The Prime Minister is expected to take to the airwaves over the next few days to accept blame for Labour's poor showing and assure voters that he is ready to make good on his promise to "listen and lead".
While a swift Cabinet reshuffle is thought unlikely, Labour MPs left no doubt they believed Mr Brown must move quickly to show he had got a grip on the crisis.
He has less than three weeks to start turning the position around before the May 22 by-election for Gwyneth Dunwoody's old seat of Crewe and Nantwich, which would be vulnerable to the sort of swings seen over the past 24 hours.

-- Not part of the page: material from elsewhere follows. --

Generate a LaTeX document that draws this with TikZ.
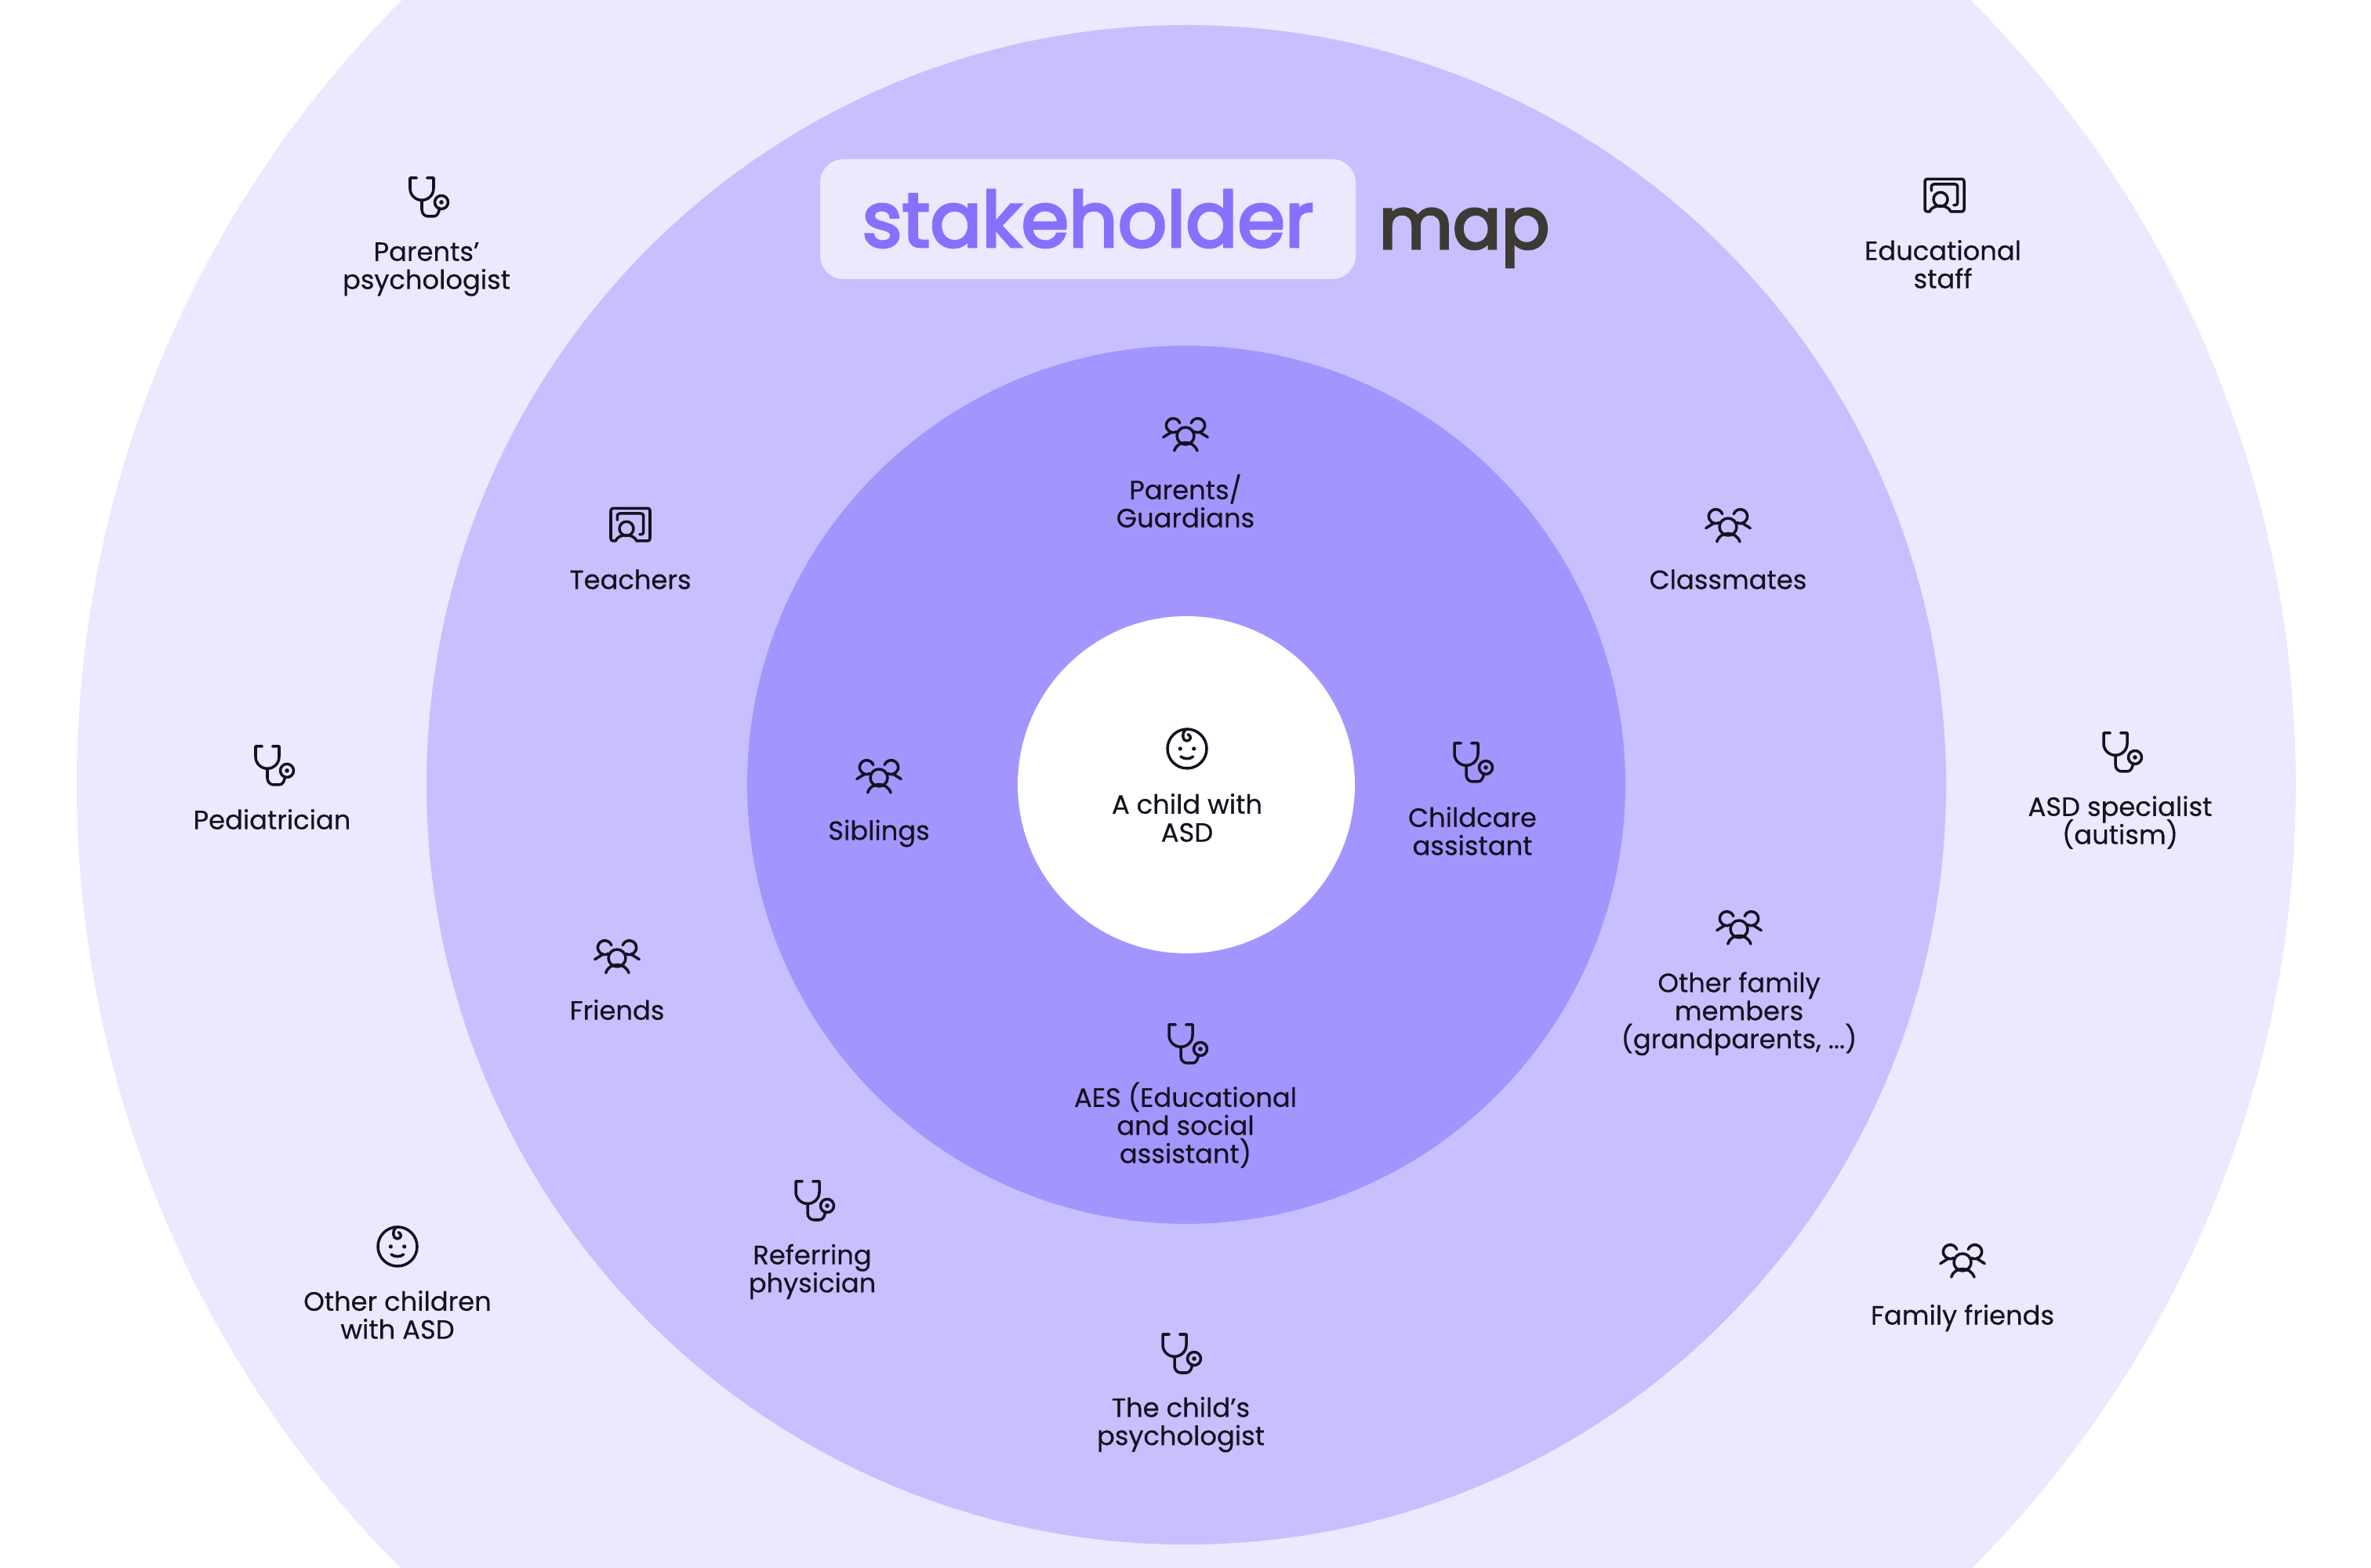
\documentclass[tikz,border=0pt]{standalone}
\usepackage{fontspec}
\setmainfont[FakeBold=0.35]{Poppins}
\newfontfamily\titlefont[FakeBold=3.5]{Poppins}
\usetikzlibrary{positioning}
\setlength{\lineskiplimit}{-10pt}
\definecolor{ringouter}{HTML}{ECE8FE}
\definecolor{ringmid}{HTML}{C8BFFE}
\definecolor{ringinner}{HTML}{A395FE}
\definecolor{titlepurple}{HTML}{8670FE}
\definecolor{titledark}{HTML}{3D3A35}
\definecolor{inkblack}{HTML}{14121F}
\tikzset{
    ring/.style={circle, inner sep=0pt, minimum size=#1},
    lbl/.style={align=center, inner sep=0pt, text=inkblack, font=\fontsize{9.6}{10.2}\selectfont},
    ico/.style={draw=inkblack, line width=1pt, line cap=round, line join=round},
    stethoicon/.pic={
        \draw[ico] (-.167,.25) -- (-.25,.25) -- (-.25,.117) .. controls (-.25,.03) and (-.18,-.033) .. (-.1,-.033)
            .. controls (-.02,-.033) and (.05,.03) .. (.05,.117) -- (.05,.25) -- (-.033,.25);
        \draw[ico] (-.1,-.033) -- (-.1,-.15) .. controls (-.1,-.21) and (-.06,-.24) .. (-.017,-.24) -- (.05,-.24)
            .. controls (.09,-.24) and (.12,-.2) .. (.125,-.135);
        \draw[ico] (.15,-.06) circle (.085);
        \fill[inkblack] (.15,-.06) circle (.028);
    },
    groupicon/.pic={
        \draw[ico] (0,0) circle (.11);
        \draw[ico] (-.143,-.19) .. controls (-.1,-.05) and (.1,-.05) .. (.15,-.19);
        \draw[ico] (-.072,.164) arc[start angle=20, end angle=300, radius=.09];
        \draw[ico] (.072,.164) arc[start angle=160, end angle=-120, radius=.09];
        \draw[ico] (-.283,-.017) -- (-.177,.05);
        \draw[ico] (.283,-.017) -- (.177,.05);
    },
    boardicon/.pic={
        \draw[ico, rounded corners=.03cm] (-.19,-.2) -- (-.25,-.2) -- (-.25,.217) -- (.25,.217) -- (.25,-.2) -- (.08,-.2);
        \draw[ico] (-.19,-.2) .. controls (-.15,-.1) and (.04,-.1) .. (.08,-.2);
        \draw[ico] (-.05,-.043) circle (.09);
        \draw[ico, rounded corners=.03cm] (-.167,.067) -- (-.167,.15) -- (.167,.15) -- (.167,-.117) -- (.117,-.117);
    },
    babyicon/.pic={
        \draw[ico] (0,0) circle (.25);
        \fill[inkblack] (-.087,0) circle (.026);
        \fill[inkblack] (.087,0) circle (.026);
        \draw[ico] (-.08,-.1) .. controls (-.04,-.135) and (.04,-.135) .. (.077,-.1);
        \draw[ico] (-.023,.24) .. controls (-.07,.2) and (-.06,.1) .. (-.007,.1)
            .. controls (.04,.1) and (.07,.15) .. (.01,.183);
    },
}
\begin{document}
\begin{tikzpicture}
    \useasboundingbox (0,0) rectangle (30.24,20);
    \clip (0,0) rectangle (30.24,20);
    \fill[white] (0,0) rectangle (30.24,20);
    % rings
    \node[ring=28.30cm, fill=ringouter] (outer) at (15.13,9.99) {};
    \node[ring=19.38cm, fill=ringmid] (mid) at (15.13,9.99) {};
    \node[ring=11.20cm, fill=ringinner] (inner) at (15.13,9.99) {};
    \node[ring=4.30cm, fill=white] (core) at (15.13,9.99) {};
    % title
    \node[fill=ringouter, rounded corners=.3cm, minimum width=6.83cm, minimum height=1.53cm, inner sep=0pt, text=titlepurple, font=\fontsize{27.8}{30}\titlefont] (stakebox) at (13.875,17.205) {\raisebox{.5pt}{stakeholder}};
    \node[anchor=base west, inner sep=0pt, text=titledark, font=\fontsize{26}{30}\titlefont] (maptitle) at (17.58,16.83) {map};
    % centre
    \pic (childicon) at (15.14,10.45) {babyicon};
    \node[lbl] (child) at (15.14,9.57) {A child with\\ASD};
    % inner ring
    \pic (parentsicon) at (15.12,14.44) {groupicon};
    \node[lbl] (parents) at (15.12,13.61) {Parents/\\Guardians};
    \pic (siblingsicon) at (11.21,10.08) {groupicon};
    \node[lbl] (siblings) at (11.21,9.37) {Siblings};
    \pic (childcareicon) at (18.80,10.27) {stethoicon};
    \node[lbl] (childcare) at (18.78,9.40) {Childcare\\assistant};
    \pic (aesicon) at (15.16,6.68) {stethoicon};
    \node[lbl] (aes) at (15.12,5.65) {AES (Educational\\and social\\assistant)};
    % middle ring
    \pic (teachersicon) at (8.04,13.30) {boardicon};
    \node[lbl] (teachers) at (8.04,12.61) {Teachers};
    \pic (classmatesicon) at (22.04,13.28) {groupicon};
    \node[lbl] (classmates) at (22.04,12.61) {Classmates};
    \pic (familyicon) at (22.18,8.15) {groupicon};
    \node[lbl] (family) at (22.18,7.07) {Other family\\members\\(grandparents, ...)};
    \pic (friendsicon) at (7.87,7.78) {groupicon};
    \node[lbl] (friends) at (7.87,7.12) {Friends};
    \pic (referringicon) at (10.40,4.68) {stethoicon};
    \node[lbl] (referring) at (10.36,3.78) {Referring\\physician};
    \pic (psychicon) at (15.08,2.73) {stethoicon};
    \node[lbl] (psych) at (15.06,1.83) {The child’s\\psychologist};
    % outer ring
    \pic (parentpsyicon) at (5.48,17.48) {stethoicon};
    \node[lbl] (parentpsy) at (5.44,16.565) {Parents’\\psychologist};
    \pic (stafficon) at (24.80,17.50) {boardicon};
    \node[lbl] (staff) at (24.78,16.63) {Educational\\staff};
    \pic (pediatricianicon) at (3.51,10.23) {stethoicon};
    \node[lbl] (pediatrician) at (3.47,9.55) {Pediatrician};
    \pic (specialisticon) at (27.08,10.40) {stethoicon};
    \node[lbl] (specialist) at (27.04,9.51) {ASD specialist\\(autism)};
    \pic (otherkidsicon) at (5.07,4.10) {babyicon};
    \node[lbl] (otherkids) at (5.07,3.23) {Other children\\with ASD};
    \pic (famfriendsicon) at (25.03,3.90) {groupicon};
    \node[lbl] (famfriends) at (25.03,3.19) {Family friends};
\end{tikzpicture}
\end{document}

Senior Labour figures acknowledged that the party needed to change to pick itself up off the floor after its drubbing, which Cabinet minister Ruth Kelly described as "a terrible result for Labour - worse than anyone in government expected".
Minister for London Tessa Jowell, who ran the Livingstone campaign, said Labour had to "get out of the Westminster village" and re-engage with ordinary people's worries about the impact of economic downturn on their families.
And health minister Ivan Lewis warned: "The danger is after a long period in government, you look like a new elite - you don't look like the voice of the people in Westminster, you look like the voice of Westminster to the people.
"We have got to be the party that speaks to the concerns of hard-working families and relates to their everyday pressures... The message is, not just to Gordon Brown but all of us at Westminster, that we have to shape up."
Labour's 24% projected share of the national vote would cost up to 200 seats if repeated in the general election expected in 2010, and unhappy MPs made clear that the pressure was now on Mr Brown to restore the party's fortunes.